- YOUR INSTRUCTIONS: Exclude the pictures, then repeat the remaining data exactly.

- SUPPLIED INFORMATION:
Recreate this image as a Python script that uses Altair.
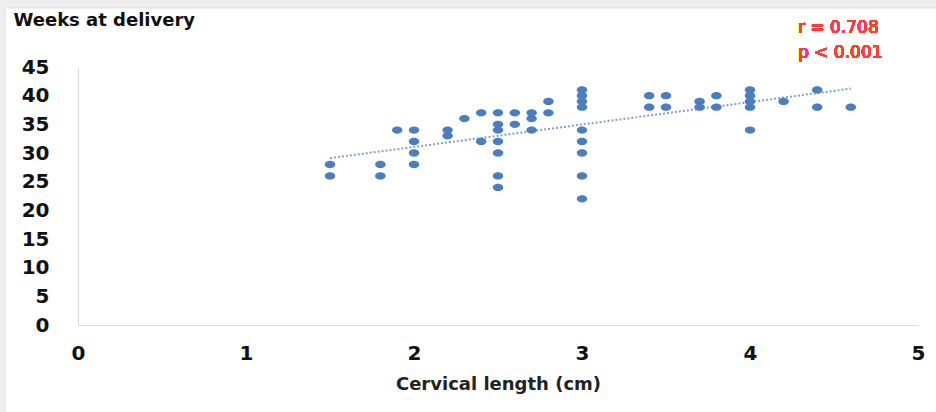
import altair as alt
import pandas as pd

# Cervical length (cm) and weeks at delivery, one entry per dot
cervical_cm = [
    1.5, 1.5,
    1.8, 1.8,
    1.9,
    2.0, 2.0, 2.0, 2.0,
    2.2, 2.2,
    2.3,
    2.4, 2.4,
    2.5, 2.5, 2.5, 2.5, 2.5, 2.5, 2.5,
    2.6, 2.6,
    2.7, 2.7, 2.7,
    2.8, 2.8,
    3.0, 3.0, 3.0, 3.0, 3.0, 3.0, 3.0, 3.0, 3.0,
    3.4, 3.4,
    3.5, 3.5,
    3.7, 3.7,
    3.8, 3.8,
    4.0, 4.0, 4.0, 4.0, 4.0,
    4.2,
    4.4, 4.4,
    4.6,
]
weeks_at_delivery = [
    28, 26,
    28, 26,
    34,
    34, 32, 30, 28,
    34, 33,
    36,
    37, 32,
    37, 35, 34, 32, 30, 26, 24,
    37, 35,
    37, 36, 34,
    39, 37,
    41, 40, 39, 38, 34, 32, 30, 26, 22,
    40, 38,
    40, 38,
    39, 38,
    40, 38,
    41, 40, 39, 38, 34,
    39,
    41, 38,
    38,
]
x_ticks = [0, 1, 2, 3, 4, 5]
y_ticks = [0, 5, 10, 15, 20, 25, 30, 35, 40, 45]
stat_labels = ["r = 0.708", "p < 0.001"]

df = pd.DataFrame({"cervical": cervical_cm, "weeks": weeks_at_delivery})

FONT = "DejaVu Sans"
BLUE = "#4a7ebf"
AXIS_GRAY = "#d9d9d9"

x_enc = alt.X(
    "cervical:Q",
    scale=alt.Scale(domain=[0, 5], nice=False),
    axis=alt.Axis(
        values=x_ticks, format="d", title="Cervical length (cm)",
        grid=False, ticks=False, tickSize=0, domainColor=AXIS_GRAY,
        labelFont=FONT, labelFontSize=20, labelFontWeight="bold", labelColor="#111111",
        labelPadding=18, labelFlush=False, labelOverlap=False,
        titleFont=FONT, titleFontSize=18, titleFontWeight="bold", titleColor="#222222",
        titleY=59, titleBaseline="middle", zindex=1,
    ),
)
y_enc = alt.Y(
    "weeks:Q",
    scale=alt.Scale(domain=[0, 45], nice=False),
    axis=alt.Axis(
        values=y_ticks, tickCount=10, title="Weeks at delivery",
        grid=False, ticks=False, tickSize=0, domainColor=AXIS_GRAY,
        labelFont=FONT, labelFontSize=20, labelFontWeight="bold", labelColor="#111111",
        labelPadding=29, labelOverlap=False, labelFlush=False, labelBound=False,
        titleFont=FONT, titleFontSize=18, titleFontWeight="bold", titleColor="#111111",
        titleAngle=0, titleAlign="left", titleBaseline="middle",
        titleX=-65, titleY=-47, zindex=1,
    ),
)

ellipse = "M -1 0 A 1 0.7 0 1 0 1 0 A 1 0.7 0 1 0 -1 0 Z"

# white card behind the chart (outer strip stays light gray)
card = alt.Chart(df).mark_rect(color="white", stroke="#e4e4e4", strokeWidth=1).encode(
    x=alt.value(-73), x2=alt.value(870), y=alt.value(-59), y2=alt.value(360)
)

points = alt.Chart(df).mark_point(
    shape=ellipse, filled=True, opacity=1, color=BLUE, size=110
).encode(x=x_enc, y=y_enc)

trend = alt.Chart(df).transform_regression(
    "cervical", "weeks", extent=[1.5, 4.6]
).mark_line(color="#7f9fd6", strokeWidth=2, strokeDash=[2, 2]).encode(
    x=x_enc, y=y_enc
)

stat1 = alt.Chart(df).mark_text(
    align="left", baseline="middle", font=FONT, fontSize=17, color="#ff3b3b"
).encode(x=alt.value(720), y=alt.value(-39), text=alt.value(stat_labels[0]))
stat2 = alt.Chart(df).mark_text(
    align="left", baseline="middle", font=FONT, fontSize=17, color="#ff3b3b"
).encode(x=alt.value(720), y=alt.value(-14), text=alt.value(stat_labels[1]))

chart = alt.layer(card, trend, points, stat1, stat2).properties(
    width=840,
    height=258,
    autosize=alt.AutoSizeParams(type="none"),
    padding={"left": 78, "top": 67, "right": 18, "bottom": 87},
    background="#efefef",
).configure_view(stroke=None).configure_axis(labelOverlap=False)

chart.save("out.html", embed_options={"renderer": "svg", "actions": False})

- THE COMPLETED TASK:
Recreate this image as a Python script that uses Altair.
import altair as alt
import pandas as pd

# Cervical length (cm) and weeks at delivery, one entry per dot
cervical_cm = [
    1.5, 1.5,
    1.8, 1.8,
    1.9,
    2.0, 2.0, 2.0, 2.0,
    2.2, 2.2,
    2.3,
    2.4, 2.4,
    2.5, 2.5, 2.5, 2.5, 2.5, 2.5, 2.5,
    2.6, 2.6,
    2.7, 2.7, 2.7,
    2.8, 2.8,
    3.0, 3.0, 3.0, 3.0, 3.0, 3.0, 3.0, 3.0, 3.0,
    3.4, 3.4,
    3.5, 3.5,
    3.7, 3.7,
    3.8, 3.8,
    4.0, 4.0, 4.0, 4.0, 4.0,
    4.2,
    4.4, 4.4,
    4.6,
]
weeks_at_delivery = [
    28, 26,
    28, 26,
    34,
    34, 32, 30, 28,
    34, 33,
    36,
    37, 32,
    37, 35, 34, 32, 30, 26, 24,
    37, 35,
    37, 36, 34,
    39, 37,
    41, 40, 39, 38, 34, 32, 30, 26, 22,
    40, 38,
    40, 38,
    39, 38,
    40, 38,
    41, 40, 39, 38, 34,
    39,
    41, 38,
    38,
]
x_ticks = [0, 1, 2, 3, 4, 5]
y_ticks = [0, 5, 10, 15, 20, 25, 30, 35, 40, 45]
stat_labels = ["r = 0.708", "p < 0.001"]

df = pd.DataFrame({"cervical": cervical_cm, "weeks": weeks_at_delivery})

FONT = "DejaVu Sans"
BLUE = "#4a7ebf"
AXIS_GRAY = "#d9d9d9"

x_enc = alt.X(
    "cervical:Q",
    scale=alt.Scale(domain=[0, 5], nice=False),
    axis=alt.Axis(
        values=x_ticks, format="d", title="Cervical length (cm)",
        grid=False, ticks=False, tickSize=0, domainColor=AXIS_GRAY,
        labelFont=FONT, labelFontSize=20, labelFontWeight="bold", labelColor="#111111",
        labelPadding=18, labelFlush=False, labelOverlap=False,
        titleFont=FONT, titleFontSize=18, titleFontWeight="bold", titleColor="#222222",
        titleY=59, titleBaseline="middle", zindex=1,
    ),
)
y_enc = alt.Y(
    "weeks:Q",
    scale=alt.Scale(domain=[0, 45], nice=False),
    axis=alt.Axis(
        values=y_ticks, tickCount=10, title="Weeks at delivery",
        grid=False, ticks=False, tickSize=0, domainColor=AXIS_GRAY,
        labelFont=FONT, labelFontSize=20, labelFontWeight="bold", labelColor="#111111",
        labelPadding=29, labelOverlap=False, labelFlush=False, labelBound=False,
        titleFont=FONT, titleFontSize=18, titleFontWeight="bold", titleColor="#111111",
        titleAngle=0, titleAlign="left", titleBaseline="middle",
        titleX=-65, titleY=-47, zindex=1,
    ),
)

ellipse = "M -1 0 A 1 0.7 0 1 0 1 0 A 1 0.7 0 1 0 -1 0 Z"

# white card behind the chart (outer strip stays light gray)
card = alt.Chart(df).mark_rect(color="white", stroke="#e4e4e4", strokeWidth=1).encode(
    x=alt.value(-73), x2=alt.value(870), y=alt.value(-59), y2=alt.value(360)
)

points = alt.Chart(df).mark_point(
    shape=ellipse, filled=True, opacity=1, color=BLUE, size=110
).encode(x=x_enc, y=y_enc)

trend = alt.Chart(df).transform_regression(
    "cervical", "weeks", extent=[1.5, 4.6]
).mark_line(color="#7f9fd6", strokeWidth=2, strokeDash=[2, 2]).encode(
    x=x_enc, y=y_enc
)

stat1 = alt.Chart(df).mark_text(
    align="left", baseline="middle", font=FONT, fontSize=17, color="#ff3b3b"
).encode(x=alt.value(720), y=alt.value(-39), text=alt.value(stat_labels[0]))
stat2 = alt.Chart(df).mark_text(
    align="left", baseline="middle", font=FONT, fontSize=17, color="#ff3b3b"
).encode(x=alt.value(720), y=alt.value(-14), text=alt.value(stat_labels[1]))

chart = alt.layer(card, trend, points, stat1, stat2).properties(
    width=840,
    height=258,
    autosize=alt.AutoSizeParams(type="none"),
    padding={"left": 78, "top": 67, "right": 18, "bottom": 87},
    background="#efefef",
).configure_view(stroke=None).configure_axis(labelOverlap=False)

chart.save("out.html", embed_options={"renderer": "svg", "actions": False})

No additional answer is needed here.